As I said in the beginning, this did not mean there’s data loss because we have Kafka keep the messages for a sufficient amount of time. However, once the index was writable, we expected the consumer to continue from the last successful message – we have specifically written transactional behaviour that committed the offsets only after successful storing in the primary storage and successful indexing. Unfortunately, the kafka client we are using had auto-commit turned on that we have overlooked. So the consumer has skipped past the failed messages. They are still in Kafka and we are processing them with a separate tool, but that showed us that our assumption was wrong and the fact that the code calls “commit” doesn’t actually mean something.
So, the morals of the story:
- Monitor everything. Bad things happen, it’s good to learn about them quickly.
- Check your production configuration and make sure it’s adequate to the current needs. Be it replicas, JVM sizes, disk space, number of retries, auto-scaling rules, etc.
- Be careful with managed cloud services. They save a lot of effort but also take control away from you. And they may have issues for which your only choice is contacting support.
- If providing managed services, make sure you show enough information about potential edge cases. An error console, an activity console, or something, that would allow the customer to know what is happening.

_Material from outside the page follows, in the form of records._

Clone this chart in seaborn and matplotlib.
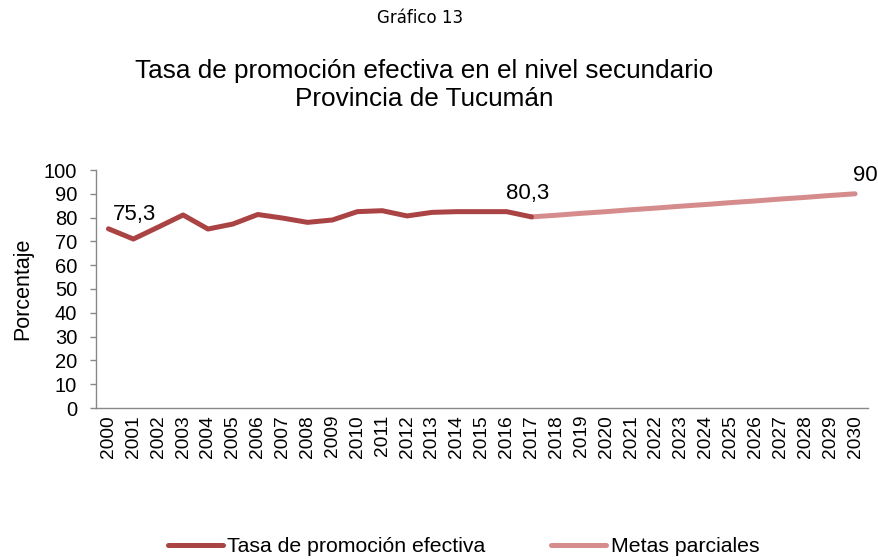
import matplotlib
matplotlib.use("Agg")
import matplotlib.pyplot as plt
import seaborn as sns
import pandas as pd

years_tasa = list(range(2000, 2018))
tasa = [75.3, 71.0, 76.0, 81.1, 75.2, 77.3, 81.3, 79.8, 78.0, 79.0, 82.5, 82.9, 80.7, 82.2, 82.5, 82.5, 82.5, 80.3]
years_metas = list(range(2017, 2031))
metas = [80.3, 81.0, 81.8, 82.5, 83.3, 84.0, 84.8, 85.5, 86.3, 87.0, 87.8, 88.5, 89.3, 90.0]
tick_years = list(range(2000, 2031))
yticks = list(range(0, 101, 10))

sns.set_theme(style="white")
plt.rcParams['font.family'] = ['Liberation Sans', 'DejaVu Sans']
plt.rcParams['text.color'] = 'black'
plt.rcParams['axes.labelcolor'] = 'black'
plt.rcParams['xtick.color'] = 'black'
plt.rcParams['ytick.color'] = 'black'

fig = plt.figure(figsize=(8.79, 5.6), dpi=100)
ax = fig.add_axes([96/879, 152/560, (867.5-96)/879, 238/560])

df1 = pd.DataFrame({"year": years_tasa, "v": tasa})
df2 = pd.DataFrame({"year": years_metas, "v": metas})
c1 = "#AA4343"
c2 = "#D68C8C"
sns.lineplot(data=df1, x="year", y="v", ax=ax, color=c1, lw=3.6,
             label="Tasa de promoción efectiva", solid_capstyle="round", zorder=3)
sns.lineplot(data=df2, x="year", y="v", ax=ax, color=c2, lw=3.6,
             label="Metas parciales", solid_capstyle="round", zorder=2)
ax.set_xlim(1999.5, 2030.5)
ax.set_ylim(0, 100)
ax.set_yticks(yticks)
ax.set_yticklabels([str(v) for v in yticks], fontsize=14.5)
ax.set_xticks(tick_years)
ax.set_xticklabels([str(y) for y in tick_years], rotation=90, fontsize=13.8)
ax.set_xticks([y + 0.5 for y in tick_years[:-1]] + [1999.5], minor=True)
ax.tick_params(axis="x", which="major", length=0, pad=5)
ax.tick_params(axis="x", which="minor", length=4.5, width=1, color="#888888", direction="out")
ax.tick_params(axis="y", length=4.5, width=1, color="#888888", direction="out", left=True, pad=9,
               labelcolor="black")
for s in ["top", "right"]:
    ax.spines[s].set_visible(False)
for s in ["left", "bottom"]:
    ax.spines[s].set_color("#888888")
    ax.spines[s].set_linewidth(1)
ax.set_xlabel("")
ax.set_ylabel("Porcentaje", fontsize=15.5, labelpad=8, color="black")

ax.annotate("75,3", (years_tasa[0], tasa[0]), xytext=(3, 6), textcoords="offset points",
            fontsize=16, ha="left", va="baseline")
ax.annotate("80,3", (years_tasa[-1], tasa[-1]), xytext=(-3, 13), textcoords="offset points",
            fontsize=16, ha="center", va="baseline")
ax.annotate("90", (years_metas[-1], metas[-1]), xytext=(-1.5, 9.5), textcoords="offset points",
            fontsize=16, ha="left", va="baseline")

ax.legend_.remove()
h, l = ax.get_legend_handles_labels()
fig.legend(h, l, loc="center", bbox_to_anchor=(463.5/879, 1 - 547/560), ncol=2, frameon=False,
           fontsize=15.3, handlelength=2.6, handletextpad=0.2, columnspacing=3.1)

fig.text(420/879, 1 - 18/560, "Gráfico 13", ha="center", va="center", fontsize=12,
         family=["DejaVu Sans"], color="black")
fig.text(424/879, 1 - 85/560, "Tasa de promoción efectiva en el nivel secundario\nProvincia de Tucumán",
         ha="center", va="center", fontsize=18.8, linespacing=1.18, color="black")

fig.savefig("out.png", dpi=100)
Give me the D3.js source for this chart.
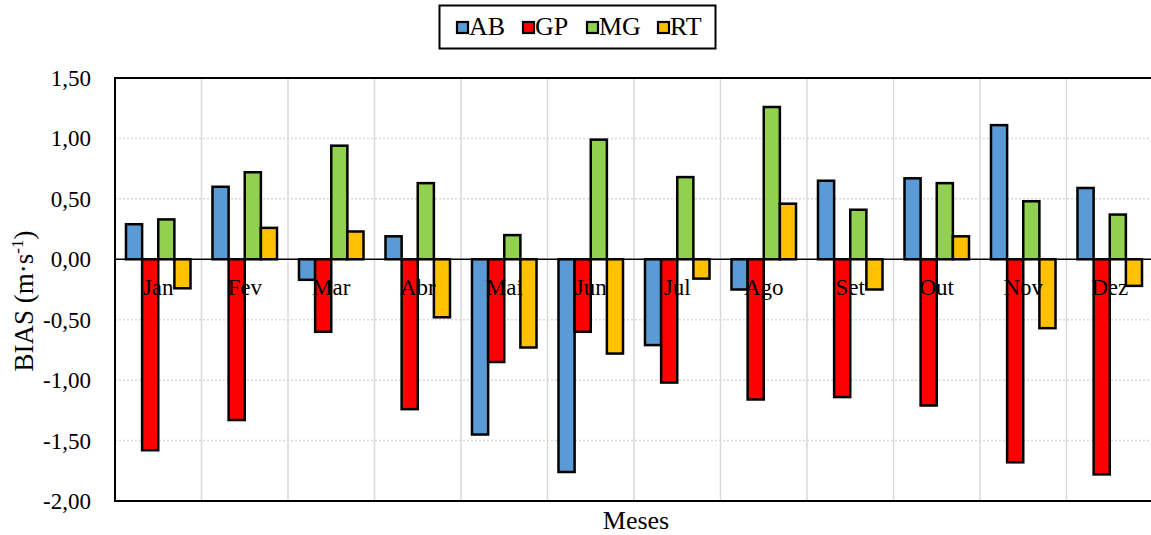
<!DOCTYPE html>
<html>
<head>
<meta charset="utf-8">
<script src="https://cdn.jsdelivr.net/npm/d3@7"></script>
<style>
  html, body { margin: 0; padding: 0; background: #fff; }
  svg { display: block; }
  text { font-family: 'Liberation Serif', 'Times New Roman', Times, serif; }
</style>
</head>
<body>
<svg id="chart" width="1151" height="535"></svg>
<script>
// Monthly BIAS (m·s-1) per station
const months = ["Jan", "Fev", "Mar", "Abr", "Mai", "Jun", "Jul", "Ago", "Set", "Out", "Nov", "Dez"];
const seriesNames = ["AB", "GP", "MG", "RT"];
const seriesColors = ["#5b9bd5", "#ff0000", "#92d050", "#ffc000"];
const valuesAB = [0.29, 0.60, -0.17, 0.19, -1.45, -1.76, -0.71, -0.25, 0.65, 0.67, 1.11, 0.59];
const valuesGP = [-1.58, -1.33, -0.60, -1.24, -0.85, -0.60, -1.02, -1.16, -1.14, -1.21, -1.68, -1.78];
const valuesMG = [0.33, 0.72, 0.94, 0.63, 0.20, 0.99, 0.68, 1.26, 0.41, 0.63, 0.48, 0.37];
const valuesRT = [-0.24, 0.26, 0.23, -0.48, -0.73, -0.78, -0.16, 0.46, -0.25, 0.19, -0.57, -0.22];
const yTicks = [1.5, 1.0, 0.5, 0.0, -0.5, -1.0, -1.5, -2.0];

const FONT = "'Liberation Serif', 'Times New Roman', Times, serif";

const seriesValues = [valuesAB, valuesGP, valuesMG, valuesRT];
const rows = months.map((m, i) => ({
  month: m,
  vals: seriesNames.map((s, k) => ({ key: s, value: seriesValues[k][i], color: seriesColors[k] }))
}));

const svg = d3.select("#chart").attr("font-family", FONT);
const plotL = 115, plotR = 1153, plotT = 78, plotB = 501;

const x = d3.scaleBand().domain(months).range([plotL, plotR]).paddingInner(0).paddingOuter(0);
const xs = d3.scaleBand().domain(seriesNames)
  .range([x.bandwidth() * 0.127, x.bandwidth() * 0.873]).paddingInner(0);
const y = d3.scaleLinear().domain([-2.0, 1.5]).range([plotB, plotT]);

const fmt = v => d3.format(".2f")(v).replace(".", ",").replace("−", "-");

// horizontal dotted grid
svg.append("g").selectAll("line").data(yTicks.filter(t => t !== 1.5 && t !== -2.0 && t !== 0)).join("line")
  .attr("x1", plotL).attr("x2", plotR)
  .attr("y1", d => y(d)).attr("y2", d => y(d))
  .attr("stroke", "#d9d9d9").attr("stroke-width", 1.5).attr("stroke-dasharray", "2,2");

// vertical grid at category boundaries
svg.append("g").selectAll("line").data(months.slice(1)).join("line")
  .attr("x1", d => x(d)).attr("x2", d => x(d))
  .attr("y1", plotT).attr("y2", plotB)
  .attr("stroke", "#d9d9d9").attr("stroke-width", 1.5);

// bars
const groups = svg.append("g").selectAll("g").data(rows).join("g")
  .attr("transform", d => `translate(${x(d.month)},0)`);
groups.selectAll("rect").data(d => d.vals).join("rect")
  .attr("x", d => xs(d.key))
  .attr("width", xs.bandwidth())
  .attr("y", d => y(Math.max(0, d.value)))
  .attr("height", d => Math.abs(y(d.value) - y(0)))
  .attr("fill", d => d.color)
  .attr("stroke", "#000").attr("stroke-width", 2.5);

// zero line
svg.append("line").attr("x1", plotL).attr("x2", plotR)
  .attr("y1", y(0)).attr("y2", y(0)).attr("stroke", "#000").attr("stroke-width", 1.5);

// plot frame (top, left, bottom)
svg.append("path")
  .attr("d", `M${plotR},${plotT}H${plotL}V${plotB}H${plotR}`)
  .attr("fill", "none").attr("stroke", "#000").attr("stroke-width", 2);

// category labels, drawn just below zero line
svg.append("g").selectAll("text").data(months).join("text")
  .attr("x", d => x(d) + x.bandwidth() / 2)
  .attr("y", y(0) + 35.5)
  .attr("text-anchor", "middle")
  .attr("font-family", FONT)
  .attr("font-size", 23)
  .text(d => d);

// y tick labels
svg.append("g").selectAll("text").data(yTicks).join("text")
  .attr("x", 91).attr("y", d => y(d))
  .attr("dy", "0.35em")
  .attr("text-anchor", "end")
  .attr("font-family", FONT)
  .attr("font-size", 23)
  .text(d => fmt(d));

// y axis title
const yt = svg.append("text")
  .attr("transform", `translate(33,301) rotate(-90)`)
  .attr("text-anchor", "middle")
  .attr("font-family", FONT)
  .attr("font-size", 27);
yt.append("tspan").text("BIAS (m·s");
yt.append("tspan").attr("dy", -10).attr("font-size", 17).text("-1");
yt.append("tspan").attr("dy", 10).text(")");

// x axis title
svg.append("text")
  .attr("x", 636).attr("y", 529)
  .attr("text-anchor", "middle")
  .attr("font-family", FONT)
  .attr("font-size", 26)
  .text("Meses");

// legend
const lg = svg.append("g");
lg.append("rect").attr("x", 439.5).attr("y", 5.5).attr("width", 276).attr("height", 43)
  .attr("fill", "#fff").attr("stroke", "#000").attr("stroke-width", 2);
const legendX = [457, 523, 587, 658];
const items = lg.selectAll("g").data(seriesNames).join("g")
  .attr("transform", (d, i) => `translate(${legendX[i]},35)`);
items.append("rect").attr("x", 0).attr("y", -13).attr("width", 11).attr("height", 11)
  .attr("fill", (d, i) => seriesColors[i]).attr("stroke", "#000").attr("stroke-width", 2.2);
items.append("text").attr("x", 12).attr("y", 0)
  .attr("font-family", FONT)
  .attr("font-size", 26)
  .text(d => d);
</script>
</body>
</html>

- Validate your assumptions about default settings of your libraries. (Ideally, libraries should warn you if you are doing something not expected in the current state of configuration)
- Make sure your application is fault-tolerant, i.e. that failure in one component doesn’t stop the world and doesn’t lead to data loss.
To sum it up, a rare event unexpectedly triggered a blue/green deployment, where a combination of flawed configuration and flawed free space calculation resulted in an unwritable cluster. Fortunately, no data is lost and at least I learned something.